* _TASK REQUIREMENTS_
Take the material below and extract the lines from the one with "Emit a Python" through the one with "fontweight='bold', labelpad=20, linespacing=1.05)", word for word, without pictures.

* _Figure scripts_

┌──

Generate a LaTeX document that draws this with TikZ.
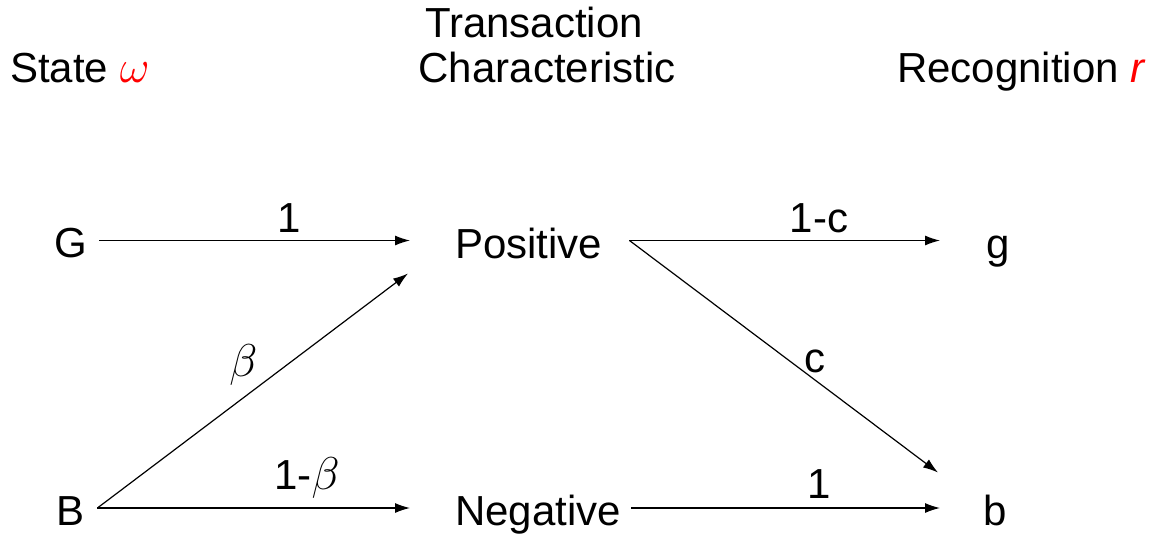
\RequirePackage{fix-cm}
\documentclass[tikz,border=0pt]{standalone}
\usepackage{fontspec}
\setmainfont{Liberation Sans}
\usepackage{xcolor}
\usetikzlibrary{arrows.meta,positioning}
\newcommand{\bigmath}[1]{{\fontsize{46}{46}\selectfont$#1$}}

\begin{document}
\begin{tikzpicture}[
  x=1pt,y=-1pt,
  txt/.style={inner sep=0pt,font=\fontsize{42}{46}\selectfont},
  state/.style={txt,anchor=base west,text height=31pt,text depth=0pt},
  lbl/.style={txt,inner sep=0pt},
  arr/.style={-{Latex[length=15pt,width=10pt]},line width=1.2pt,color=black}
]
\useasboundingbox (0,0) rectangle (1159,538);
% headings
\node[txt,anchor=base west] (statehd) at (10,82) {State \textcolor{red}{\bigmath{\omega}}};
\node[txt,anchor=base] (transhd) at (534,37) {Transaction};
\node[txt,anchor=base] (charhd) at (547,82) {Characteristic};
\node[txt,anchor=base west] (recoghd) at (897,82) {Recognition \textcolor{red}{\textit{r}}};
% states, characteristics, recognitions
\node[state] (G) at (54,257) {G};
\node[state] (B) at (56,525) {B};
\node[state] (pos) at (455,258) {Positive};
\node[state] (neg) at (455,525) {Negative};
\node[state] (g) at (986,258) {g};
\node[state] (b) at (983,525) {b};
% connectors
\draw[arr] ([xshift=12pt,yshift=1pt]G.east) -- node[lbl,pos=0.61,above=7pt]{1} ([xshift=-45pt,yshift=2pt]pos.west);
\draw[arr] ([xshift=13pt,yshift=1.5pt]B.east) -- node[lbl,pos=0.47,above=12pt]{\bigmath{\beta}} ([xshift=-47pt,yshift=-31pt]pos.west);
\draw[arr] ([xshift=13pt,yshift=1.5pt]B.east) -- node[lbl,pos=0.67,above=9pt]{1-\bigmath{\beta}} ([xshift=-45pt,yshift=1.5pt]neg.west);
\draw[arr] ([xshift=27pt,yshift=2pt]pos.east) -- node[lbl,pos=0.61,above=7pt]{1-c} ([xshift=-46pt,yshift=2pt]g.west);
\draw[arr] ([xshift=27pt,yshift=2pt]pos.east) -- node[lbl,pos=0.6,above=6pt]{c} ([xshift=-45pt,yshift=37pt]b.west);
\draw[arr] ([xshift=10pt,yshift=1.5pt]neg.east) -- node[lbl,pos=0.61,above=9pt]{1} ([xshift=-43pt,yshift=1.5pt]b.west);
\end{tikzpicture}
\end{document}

└──
┌──

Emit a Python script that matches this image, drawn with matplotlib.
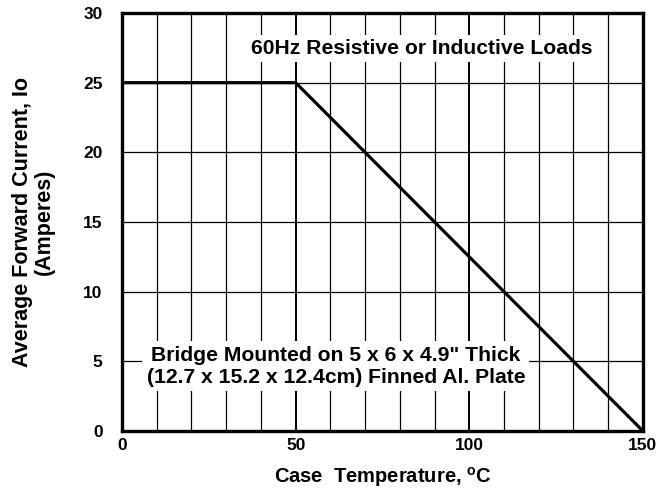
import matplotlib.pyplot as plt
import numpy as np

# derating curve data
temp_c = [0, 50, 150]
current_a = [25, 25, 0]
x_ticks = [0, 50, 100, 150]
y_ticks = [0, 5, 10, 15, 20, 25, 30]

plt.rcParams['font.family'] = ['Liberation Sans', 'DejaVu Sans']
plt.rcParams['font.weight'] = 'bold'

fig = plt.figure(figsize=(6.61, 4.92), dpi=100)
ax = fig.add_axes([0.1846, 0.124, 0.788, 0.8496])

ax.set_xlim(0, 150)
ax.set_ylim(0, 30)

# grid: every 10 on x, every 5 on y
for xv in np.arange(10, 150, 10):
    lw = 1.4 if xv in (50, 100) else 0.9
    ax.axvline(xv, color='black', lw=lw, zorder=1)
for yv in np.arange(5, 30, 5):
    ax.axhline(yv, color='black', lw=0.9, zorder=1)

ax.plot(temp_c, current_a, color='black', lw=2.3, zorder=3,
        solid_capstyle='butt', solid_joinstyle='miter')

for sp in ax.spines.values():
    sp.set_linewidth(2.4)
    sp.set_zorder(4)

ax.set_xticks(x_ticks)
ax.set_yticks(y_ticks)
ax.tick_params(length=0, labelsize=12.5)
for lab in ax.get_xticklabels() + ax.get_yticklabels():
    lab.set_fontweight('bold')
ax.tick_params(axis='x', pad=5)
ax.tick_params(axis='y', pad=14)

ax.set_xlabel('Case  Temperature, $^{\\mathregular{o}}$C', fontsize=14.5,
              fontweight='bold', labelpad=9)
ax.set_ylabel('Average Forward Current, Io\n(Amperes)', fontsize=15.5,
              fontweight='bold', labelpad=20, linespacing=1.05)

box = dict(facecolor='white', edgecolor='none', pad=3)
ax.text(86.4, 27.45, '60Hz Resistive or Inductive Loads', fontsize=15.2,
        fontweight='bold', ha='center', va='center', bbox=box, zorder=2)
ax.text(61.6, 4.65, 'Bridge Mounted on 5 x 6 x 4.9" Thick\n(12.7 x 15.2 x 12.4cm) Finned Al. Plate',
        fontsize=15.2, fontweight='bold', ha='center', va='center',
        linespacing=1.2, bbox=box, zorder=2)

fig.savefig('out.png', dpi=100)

└──

* _RESPONSE FOR THIS EXERCISE_
Emit a Python script that matches this image, drawn with matplotlib.
import matplotlib.pyplot as plt
import numpy as np

# derating curve data
temp_c = [0, 50, 150]
current_a = [25, 25, 0]
x_ticks = [0, 50, 100, 150]
y_ticks = [0, 5, 10, 15, 20, 25, 30]

plt.rcParams['font.family'] = ['Liberation Sans', 'DejaVu Sans']
plt.rcParams['font.weight'] = 'bold'

fig = plt.figure(figsize=(6.61, 4.92), dpi=100)
ax = fig.add_axes([0.1846, 0.124, 0.788, 0.8496])

ax.set_xlim(0, 150)
ax.set_ylim(0, 30)

# grid: every 10 on x, every 5 on y
for xv in np.arange(10, 150, 10):
    lw = 1.4 if xv in (50, 100) else 0.9
    ax.axvline(xv, color='black', lw=lw, zorder=1)
for yv in np.arange(5, 30, 5):
    ax.axhline(yv, color='black', lw=0.9, zorder=1)

ax.plot(temp_c, current_a, color='black', lw=2.3, zorder=3,
        solid_capstyle='butt', solid_joinstyle='miter')

for sp in ax.spines.values():
    sp.set_linewidth(2.4)
    sp.set_zorder(4)

ax.set_xticks(x_ticks)
ax.set_yticks(y_ticks)
ax.tick_params(length=0, labelsize=12.5)
for lab in ax.get_xticklabels() + ax.get_yticklabels():
    lab.set_fontweight('bold')
ax.tick_params(axis='x', pad=5)
ax.tick_params(axis='y', pad=14)

ax.set_xlabel('Case  Temperature, $^{\\mathregular{o}}$C', fontsize=14.5,
              fontweight='bold', labelpad=9)
ax.set_ylabel('Average Forward Current, Io\n(Amperes)', fontsize=15.5,
              fontweight='bold', labelpad=20, linespacing=1.05)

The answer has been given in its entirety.